Aber auch bei der E-Commerce-Tochter ergeben sich zurzeit viele neue Möglichkeiten, insbesondere für größere Projekte. Der ursprünglich für 2020 avisierte Börsengang von WFA Online wird daher vermutlich nicht vor 2021/2022 umgesetzt, auch wenn die im Mai 2019 erfolgte Platzierung von 150.000 WFA Online-Aktien zu je 6 Euro bei ausgesuchten Bestandsaktionären auf ein riesiges Interesse gestoßen ist. Nun: Gut möglich, dass es auf der Gesamtstrecke bis zum tatsächlichen IPO nochmals eine ähnliche Verkaufsaktion geben wird. Willkommener Nebeneffekt: Die E-Commerce-Tochter bekommt durch den Ausgabekurs ein ansehnliches Preisschild übergestülpt, was wiederum die Argumentation etwa bei anderen Bankenfinanzierungen im Konzern erleichtert.

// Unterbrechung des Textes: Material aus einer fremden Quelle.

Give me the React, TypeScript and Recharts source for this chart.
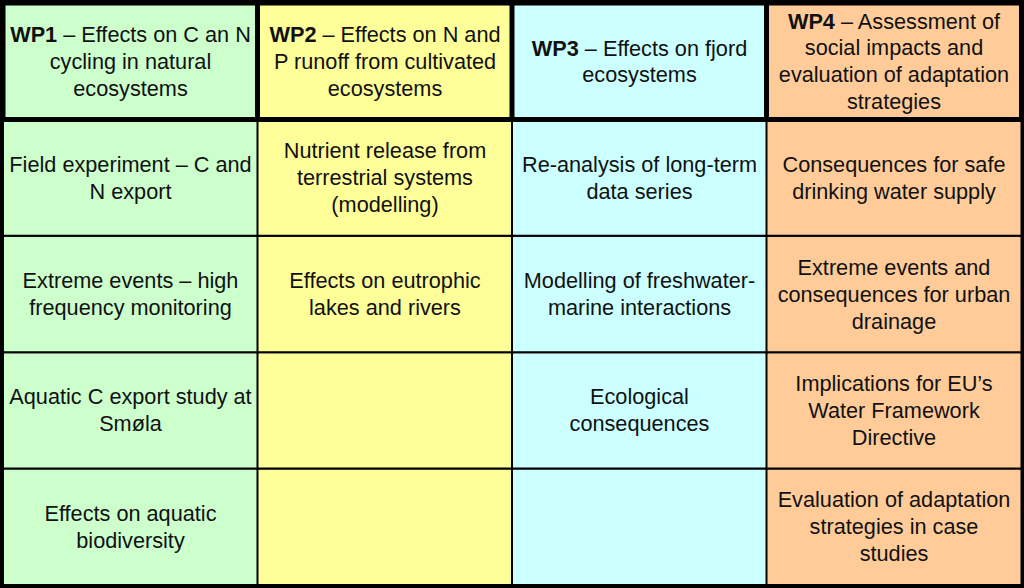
import { Bar, BarChart, Cell, LabelList, XAxis, YAxis } from "recharts"

// ── Table content ─────────────────────────────────────────────────
const packages = ["WP1", "WP2", "WP3", "WP4"]
const columnColors = ["#CCFFCC", "#FFFF99", "#CCFFFF", "#FFCC99"]

// each row takes one unit of height in every column
const rowUnits = [1, 1, 1, 1, 1]

const headerTitles = [
    "WP1| – Effects on C an N\ncycling in natural\necosystems",
    "WP2| – Effects on N and\nP runoff from cultivated\necosystems",
    "WP3| – Effects on fjord\necosystems",
    "WP4| – Assessment of\nsocial impacts and\nevaluation of adaptation\nstrategies",
]
const row1Tasks = [
    "Field experiment – C and\nN export",
    "Nutrient release from\nterrestrial systems\n(modelling)",
    "Re-analysis of long-term\ndata series",
    "Consequences for safe\ndrinking water supply",
]
const row2Tasks = [
    "Extreme events – high\nfrequency monitoring",
    "Effects on eutrophic\nlakes and rivers",
    "Modelling of freshwater-\nmarine interactions",
    "Extreme events and\nconsequences for urban\ndrainage",
]
const row3Tasks = [
    "Aquatic C export study at\nSmøla",
    "",
    "Ecological\nconsequences",
    "Implications for EU’s\nWater Framework\nDirective",
]
const row4Tasks = [
    "Effects on aquatic\nbiodiversity",
    "",
    "",
    "Evaluation of adaptation\nstrategies in case\nstudies",
]

const data = packages.map((wp, i) => ({
    wp,
    r4: rowUnits[4], r3: rowUnits[3], r2: rowUnits[2], r1: rowUnits[1], head: rowUnits[0],
    t4: row4Tasks[i], t3: row3Tasks[i], t2: row2Tasks[i], t1: row1Tasks[i], th: headerTitles[i],
}))

const FONT = "'Liberation Sans', Arial, sans-serif"
const LINE_H = 27

const renderCell = (props: any) => {
    const { x, y, width, height, value } = props
    if (!value) return null
    const lines = String(value).split("\n")
    const cx = Number(x) + Number(width) / 2
    const top = Number(y) + Number(height) / 2 - ((lines.length - 1) * LINE_H) / 2
    return (
        <g>
            {lines.map((line, k) => {
                const parts = line.split("|")
                return (
                    <text key={k} x={cx} y={top + k * LINE_H} textAnchor="middle" dominantBaseline="central"
                        fontFamily={FONT} fontSize={21.7} fill="#111">
                        {parts.length > 1 ? (
                            <>
                                <tspan fontWeight="bold">{parts[0]}</tspan>
                                <tspan>{parts[1]}</tspan>
                            </>
                        ) : line}
                    </text>
                )
            })}
        </g>
    )
}

const bodyRows = [
    { key: "r4", text: "t4" },
    { key: "r3", text: "t3" },
    { key: "r2", text: "t2" },
    { key: "r1", text: "t1" },
]

export default function App() {
    return (
        <div style={{ position: "absolute", left: 0, top: 0, width: 1018, height: 582, border: "3px solid #000", background: "#fff" }}>
            <BarChart width={1018} height={582} data={data} margin={{ top: 0, right: 0, bottom: 0, left: 0 }}
                barCategoryGap={0} barGap={0}>
                <XAxis dataKey="wp" hide />
                <YAxis hide domain={[0, 5]} />
                {bodyRows.map(r => (
                    <Bar key={r.key} dataKey={r.key} stackId="t" stroke="#000" strokeWidth={2} isAnimationActive={false}>
                        {data.map((_, i) => <Cell key={i} fill={columnColors[i]} />)}
                        <LabelList dataKey={r.text} content={renderCell} />
                    </Bar>
                ))}
                <Bar dataKey="head" stackId="t" stroke="#000" strokeWidth={5} isAnimationActive={false}>
                    {data.map((_, i) => <Cell key={i} fill={columnColors[i]} />)}
                    <LabelList dataKey="th" content={renderCell} />
                </Bar>
            </BarChart>
        </div>
    )
}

Die wichtigsten Finanzdaten auf einen Blick | ||||||||
2017 | 2018 | 2019 | 2020 | 2021 | 2022 | 2023 | ||
Umsatzerlöse1 | 8,21 | 7,64 | 7,40 | 10,43 | 13,06 | 8,53 | 5,92 | |
EBITDA1,2 | 1,70 | 1,66 | 2,26 | 6,01 | 5,13 | 1,20 | 0,73 | |
EBITDA-Marge3 | 20,71 | 21,73 | 30,54 | 57,62 | 39,28 | 14,07 | 12,33 | |
EBIT1,4 | 1,65 | 1,61 | 2,19 | 5,92 | 5,01 | 1,09 | 0,64 | |
EBIT-Marge5 | 20,10 | 21,07 | 29,60 | 56,76 | 38,36 | 12,78 | 10,81 | |
Jahresüberschuss1 | 1,06 | 1,07 | 1,75 | 5,27 | 4,25 | 0,60 | 0,01 | |
Netto-Marge6 | 12,91 | 14,01 | 23,65 | 50,53 | 32,54 | 7,03 | 0,17 | |
Cashflow1,7 | -0,27 | 0,02 | 1,60 | 0,53 | 0,44 | 1,94 | -2,88 | |
Ergebnis je Aktie8 | 0,20 | 0,19 | 0,32 | 0,91 | 0,62 | 0,11 | 0,00 | |
Dividende8 | 0,08 | 0,10 | 0,75 | 0,25 | 0,16 | 0,11 | 0,05 |
1 in Mio. Euro; 2 EBITDA = Ergebnis vor Zinsen, Steuern und Abschreibungen; 3 EBITDA in Relation zum Umsatz; 4 EBIT = Ergebnis vor Zinsen und Steuern; 5 EBIT in Relation zum Umsatz; 6 Jahresüberschuss (-fehlbetrag) in Relation zum Umsatz; 7 Cashflow aus der gewöhnlichen Geschäftstätigkeit; 8 in Euro; Quelle: boersengefluester.de Wirtschaftsprüfer: Dr. Brandenburg |
Ein Dauerthema bei der Aktie von Weng Fine Art ist das vergleichsweise niedrige Handelsvolumen, was zunächst einmal mit dem Streubesitzanteil von weniger als 30 Prozent zusammenhängt. Allerdings zieht dieses Argument insofern nur teilweise, weil es eine Reihe andere Small Caps ähnlicher Größenordnung gibt, bei denen spürbar mehr Stücke umgehen. Letztlich hängt der relativ träge Handel wohl eher damit zusammen, dass WFA deutlich mehr Fans als Trader im Aktionärskreis hat. Eine gewisse Belebung könnte daher die Platzierung der noch verbliebenen 200.000 eigenen Aktien bringen. Eine konkrete Entscheidung dazu gibt es aber noch nicht. Spannung verspricht last but not least der kürzlich auf etwas mehr als zehn Prozent aufgestockte Anteil an der Berliner Artnet. Man muss wohl kein Prophet sein um zu erahnen, dass die Verbindungen zwischen beiden Unternehmen auf die mittlere bis lange Sicht eher noch zunehmen werden. Summa summarum gehört die Weng Fine Art-Aktie zu der Gruppe von Spezialwerten, die man sich ruhig für ein paar Jahre als Basisivestment aus dem Kunstbereich ins Depot legen kann. Auf jeden Fall so lange Rüdiger K. Weng mit derart viel Verve am Werk bleibt.